** Start **

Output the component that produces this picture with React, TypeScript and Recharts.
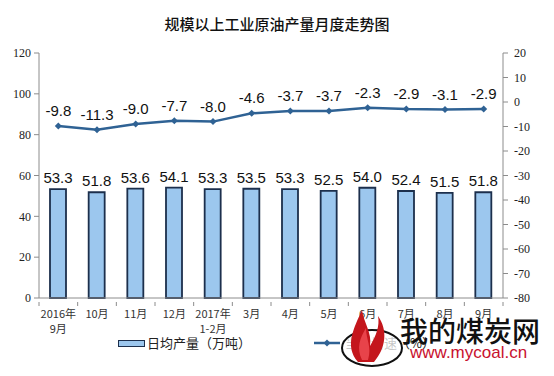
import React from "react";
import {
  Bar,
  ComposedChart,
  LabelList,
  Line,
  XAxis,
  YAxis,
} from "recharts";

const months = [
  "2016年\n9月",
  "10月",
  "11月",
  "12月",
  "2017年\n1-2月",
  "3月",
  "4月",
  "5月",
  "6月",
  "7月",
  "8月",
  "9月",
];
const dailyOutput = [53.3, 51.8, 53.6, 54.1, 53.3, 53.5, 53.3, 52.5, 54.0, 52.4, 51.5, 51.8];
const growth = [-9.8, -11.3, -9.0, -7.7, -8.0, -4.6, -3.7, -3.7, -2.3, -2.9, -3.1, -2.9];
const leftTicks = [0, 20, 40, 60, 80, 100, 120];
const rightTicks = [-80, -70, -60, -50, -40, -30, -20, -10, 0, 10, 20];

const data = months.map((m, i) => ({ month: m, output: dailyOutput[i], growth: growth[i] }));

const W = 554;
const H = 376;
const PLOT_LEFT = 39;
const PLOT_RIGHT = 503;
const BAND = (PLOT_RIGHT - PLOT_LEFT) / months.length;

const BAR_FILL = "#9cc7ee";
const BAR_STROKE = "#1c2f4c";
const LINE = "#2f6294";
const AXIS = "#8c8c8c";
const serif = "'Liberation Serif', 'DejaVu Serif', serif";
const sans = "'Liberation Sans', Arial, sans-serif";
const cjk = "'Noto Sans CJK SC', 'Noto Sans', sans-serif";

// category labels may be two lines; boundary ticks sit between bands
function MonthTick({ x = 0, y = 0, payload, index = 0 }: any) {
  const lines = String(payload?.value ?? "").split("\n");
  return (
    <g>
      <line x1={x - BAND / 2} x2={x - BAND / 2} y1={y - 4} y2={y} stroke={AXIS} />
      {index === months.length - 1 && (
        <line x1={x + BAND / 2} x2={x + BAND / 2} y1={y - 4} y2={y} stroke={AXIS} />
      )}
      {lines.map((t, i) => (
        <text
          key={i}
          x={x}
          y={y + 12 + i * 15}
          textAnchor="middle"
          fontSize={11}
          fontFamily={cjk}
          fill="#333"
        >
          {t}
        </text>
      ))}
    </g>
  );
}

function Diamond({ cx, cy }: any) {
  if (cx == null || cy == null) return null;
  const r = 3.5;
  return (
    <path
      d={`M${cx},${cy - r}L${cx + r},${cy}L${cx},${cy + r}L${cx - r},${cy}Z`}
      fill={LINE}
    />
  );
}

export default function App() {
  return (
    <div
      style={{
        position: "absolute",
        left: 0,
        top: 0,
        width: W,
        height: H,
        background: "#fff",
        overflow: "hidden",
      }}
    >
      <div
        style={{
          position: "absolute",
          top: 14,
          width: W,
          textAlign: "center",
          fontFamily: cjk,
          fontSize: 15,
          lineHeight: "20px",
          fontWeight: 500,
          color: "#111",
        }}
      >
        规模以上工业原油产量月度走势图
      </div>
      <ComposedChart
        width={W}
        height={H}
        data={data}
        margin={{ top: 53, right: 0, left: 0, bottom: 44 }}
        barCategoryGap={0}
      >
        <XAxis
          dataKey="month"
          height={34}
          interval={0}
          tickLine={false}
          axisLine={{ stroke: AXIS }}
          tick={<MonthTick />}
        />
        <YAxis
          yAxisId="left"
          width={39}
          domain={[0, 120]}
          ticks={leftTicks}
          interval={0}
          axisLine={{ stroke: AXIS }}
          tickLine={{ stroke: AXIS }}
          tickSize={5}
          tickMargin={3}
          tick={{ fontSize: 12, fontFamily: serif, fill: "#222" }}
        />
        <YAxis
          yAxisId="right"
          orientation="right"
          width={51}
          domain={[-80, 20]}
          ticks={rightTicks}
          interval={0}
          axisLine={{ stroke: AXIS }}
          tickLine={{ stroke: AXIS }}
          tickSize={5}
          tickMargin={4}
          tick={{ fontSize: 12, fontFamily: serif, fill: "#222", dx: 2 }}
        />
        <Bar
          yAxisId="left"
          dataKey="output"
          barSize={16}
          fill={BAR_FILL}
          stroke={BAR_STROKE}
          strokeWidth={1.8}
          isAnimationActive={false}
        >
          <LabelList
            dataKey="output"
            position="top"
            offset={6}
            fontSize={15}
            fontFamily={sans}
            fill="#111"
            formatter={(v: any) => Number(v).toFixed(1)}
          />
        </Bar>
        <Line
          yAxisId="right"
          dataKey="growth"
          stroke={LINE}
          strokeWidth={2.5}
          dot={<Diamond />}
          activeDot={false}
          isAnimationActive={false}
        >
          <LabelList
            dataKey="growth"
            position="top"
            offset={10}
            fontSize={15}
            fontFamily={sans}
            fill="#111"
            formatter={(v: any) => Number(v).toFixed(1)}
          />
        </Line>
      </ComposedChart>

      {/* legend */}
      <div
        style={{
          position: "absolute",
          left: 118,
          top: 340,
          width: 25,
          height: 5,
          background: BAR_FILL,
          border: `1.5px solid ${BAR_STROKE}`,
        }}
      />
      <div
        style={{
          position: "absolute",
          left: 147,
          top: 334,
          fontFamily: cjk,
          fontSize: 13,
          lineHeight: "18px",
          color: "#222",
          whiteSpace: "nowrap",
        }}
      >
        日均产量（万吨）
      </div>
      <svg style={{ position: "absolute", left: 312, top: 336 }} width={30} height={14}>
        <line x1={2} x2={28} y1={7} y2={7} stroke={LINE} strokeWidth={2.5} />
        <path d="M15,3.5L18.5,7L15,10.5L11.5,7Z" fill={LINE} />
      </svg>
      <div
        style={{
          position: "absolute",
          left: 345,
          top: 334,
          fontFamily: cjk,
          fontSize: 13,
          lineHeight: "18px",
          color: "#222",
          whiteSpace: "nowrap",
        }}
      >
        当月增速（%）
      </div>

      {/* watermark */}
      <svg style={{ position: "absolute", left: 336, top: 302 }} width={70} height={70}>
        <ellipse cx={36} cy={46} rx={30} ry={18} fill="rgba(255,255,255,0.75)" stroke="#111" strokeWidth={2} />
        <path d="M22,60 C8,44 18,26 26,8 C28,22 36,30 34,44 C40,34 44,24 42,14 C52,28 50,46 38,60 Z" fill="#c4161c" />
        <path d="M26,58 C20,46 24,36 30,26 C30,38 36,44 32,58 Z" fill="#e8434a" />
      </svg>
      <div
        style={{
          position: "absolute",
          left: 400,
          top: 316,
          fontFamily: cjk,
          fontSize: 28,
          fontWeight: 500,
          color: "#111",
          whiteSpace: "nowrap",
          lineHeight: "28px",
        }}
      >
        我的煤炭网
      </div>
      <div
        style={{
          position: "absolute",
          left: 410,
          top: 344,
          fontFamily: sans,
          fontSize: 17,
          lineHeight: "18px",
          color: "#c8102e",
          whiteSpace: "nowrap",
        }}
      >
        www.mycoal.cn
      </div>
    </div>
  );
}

** End **

= Task prompt =
Repeat only the lines between the start of the data and the line with "const BAND = (PLOT_RIGHT", including those two lines, and skip the pictures.

= Solved exercise =
Output the component that produces this picture with React, TypeScript and Recharts.
import React from "react";
import {
  Bar,
  ComposedChart,
  LabelList,
  Line,
  XAxis,
  YAxis,
} from "recharts";

const months = [
  "2016年\n9月",
  "10月",
  "11月",
  "12月",
  "2017年\n1-2月",
  "3月",
  "4月",
  "5月",
  "6月",
  "7月",
  "8月",
  "9月",
];
const dailyOutput = [53.3, 51.8, 53.6, 54.1, 53.3, 53.5, 53.3, 52.5, 54.0, 52.4, 51.5, 51.8];
const growth = [-9.8, -11.3, -9.0, -7.7, -8.0, -4.6, -3.7, -3.7, -2.3, -2.9, -3.1, -2.9];
const leftTicks = [0, 20, 40, 60, 80, 100, 120];
const rightTicks = [-80, -70, -60, -50, -40, -30, -20, -10, 0, 10, 20];

const data = months.map((m, i) => ({ month: m, output: dailyOutput[i], growth: growth[i] }));

const W = 554;
const H = 376;
const PLOT_LEFT = 39;
const PLOT_RIGHT = 503;
const BAND = (PLOT_RIGHT - PLOT_LEFT) / months.length;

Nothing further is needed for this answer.